To show how this technique works, let’s take a large piece of beef as as an example. The cast-iron grid in this technique is important because we want to grill on medium heat.
- Fire up the kamado with a cast-iron grid in place to 425°F (220°C). Create a single hot spot in the middle of the fire box (in a Primo Oval, directly under the half grid).
- Make sure the grid is hot and grill a nice crust on your steak with the vents in the same position as for other grill techniques. Take the meat out of the kamado. Don’t worry if it cools off a little.
- Remove the cast-iron grid from the kamado. Make sure to have a place where you can put this without making burn marks.

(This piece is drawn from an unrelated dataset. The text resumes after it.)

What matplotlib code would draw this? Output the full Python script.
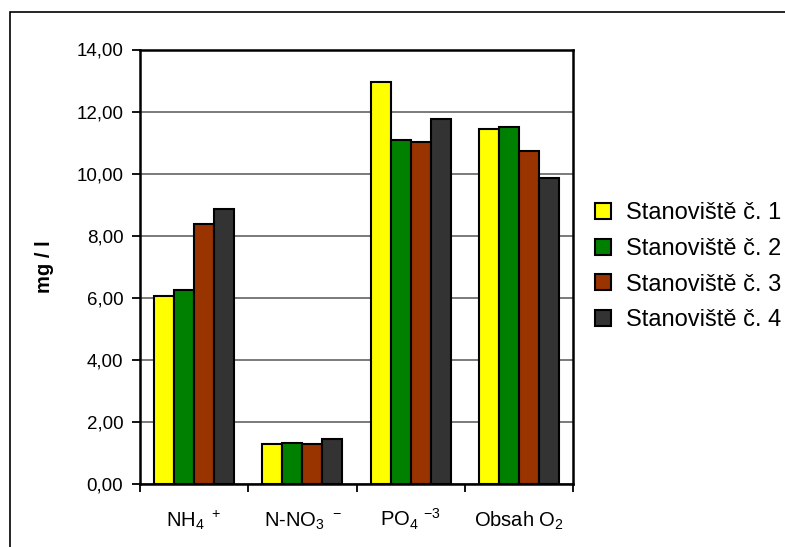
import numpy as np
import matplotlib
matplotlib.use("Agg")
from matplotlib import pyplot as plt
from matplotlib.patches import Rectangle
from matplotlib.ticker import FixedLocator

plt.rcParams['font.family'] = 'Liberation Sans'
plt.rcParams['mathtext.fontset'] = 'custom'
plt.rcParams['mathtext.rm'] = 'Liberation Sans'
plt.rcParams['mathtext.it'] = 'Liberation Sans'
plt.rcParams['mathtext.bf'] = 'Liberation Sans:bold'

categories = [r'NH$_4$ $^+$', r'N-NO$_3$ $^-$', r'PO$_4$ $^{-3}$', r'Obsah O$_2$']
series_names = ['Stanoviště č. 1', 'Stanoviště č. 2', 'Stanoviště č. 3', 'Stanoviště č. 4']
site1 = [6.05, 1.29, 12.96, 11.45]
site2 = [6.25, 1.33, 11.08, 11.51]
site3 = [8.37, 1.28, 11.03, 10.74]
site4 = [8.85, 1.45, 11.75, 9.87]
yticks = [0, 2, 4, 6, 8, 10, 12, 14]

colors = ['#FFFF00', '#008000', '#993300', '#333333']
values = [site1, site2, site3, site4]

fig = plt.figure(figsize=(7.85, 5.47), dpi=100)
ax = fig.add_axes([140 / 785, 63 / 547, 433 / 785, 434.5 / 547])

x = np.arange(len(categories))
width = 0.185
for i, vals in enumerate(values):
    ax.bar(x + (i - 1.5) * width, vals, width, color=colors[i], edgecolor='black',
           linewidth=1.5, label=series_names[i], zorder=3)

ax.set_xlim(-0.5, 3.5)
ax.set_ylim(0, 14)
ax.set_yticks(yticks)
ax.set_yticklabels([('%.2f' % v).replace('.', ',') for v in yticks])
ax.yaxis.grid(True, color='#707070', linewidth=1.3, zorder=0)
ax.set_axisbelow(True)

# category labels on a common baseline
ax.set_xticks(x)
ax.set_xticklabels([])
for xi, lab in zip(x, categories):
    ax.text(xi, -0.098, lab, transform=ax.get_xaxis_transform(), ha='center',
            va='baseline', fontsize=14.5)
ax.xaxis.set_minor_locator(FixedLocator([-0.5, 0.5, 1.5, 2.5, 3.5]))
ax.tick_params(axis='x', which='major', length=0)
ax.tick_params(axis='x', which='minor', length=6, width=1.3, direction='out')
ax.tick_params(axis='y', length=6, width=1.3, direction='out', labelsize=13.5, pad=6)

for s in ax.spines.values():
    s.set_linewidth(1.8)
    s.set_color('black')

ax.set_ylabel('mg / l', fontsize=14.5, fontweight='bold', labelpad=16)

leg = ax.legend(loc='center left', bbox_to_anchor=(1.03, 0.5), frameon=False,
                fontsize=17, handlelength=0.68, handleheight=0.68, handletextpad=0.6,
                labelspacing=0.58, borderaxespad=0)

# outer chart border
fig.patches.append(Rectangle((10 / 785, 0 - 0.1), 1.2, 1 - 12 / 547 + 0.1,
                             transform=fig.transFigure, fill=False,
                             edgecolor='black', linewidth=1.2))

fig.savefig('out.png', dpi=100)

- Install the heat shield and a drip pan in the kamado with a standard grid. Preferably put sand or salt in the drip pan instead of water. More moisture would prevent a good crust on the meat.
- Put the meat back on the standard grid. Close the vents to almost closed at the top vent and one finger width on the bottom vent. This is to reduce the airflow as much as possible. It can take a while before the temperature drops. Aim for 250 to 280°F (120 to 140°C); that should be doable.
- Use a food thermometer to determine the final internal temperature at which to remove the meat, depending on the recipe and your own preference.
- Because the final cooking is at a relatively low dome temperature, there’s no real need to let the meat rest long.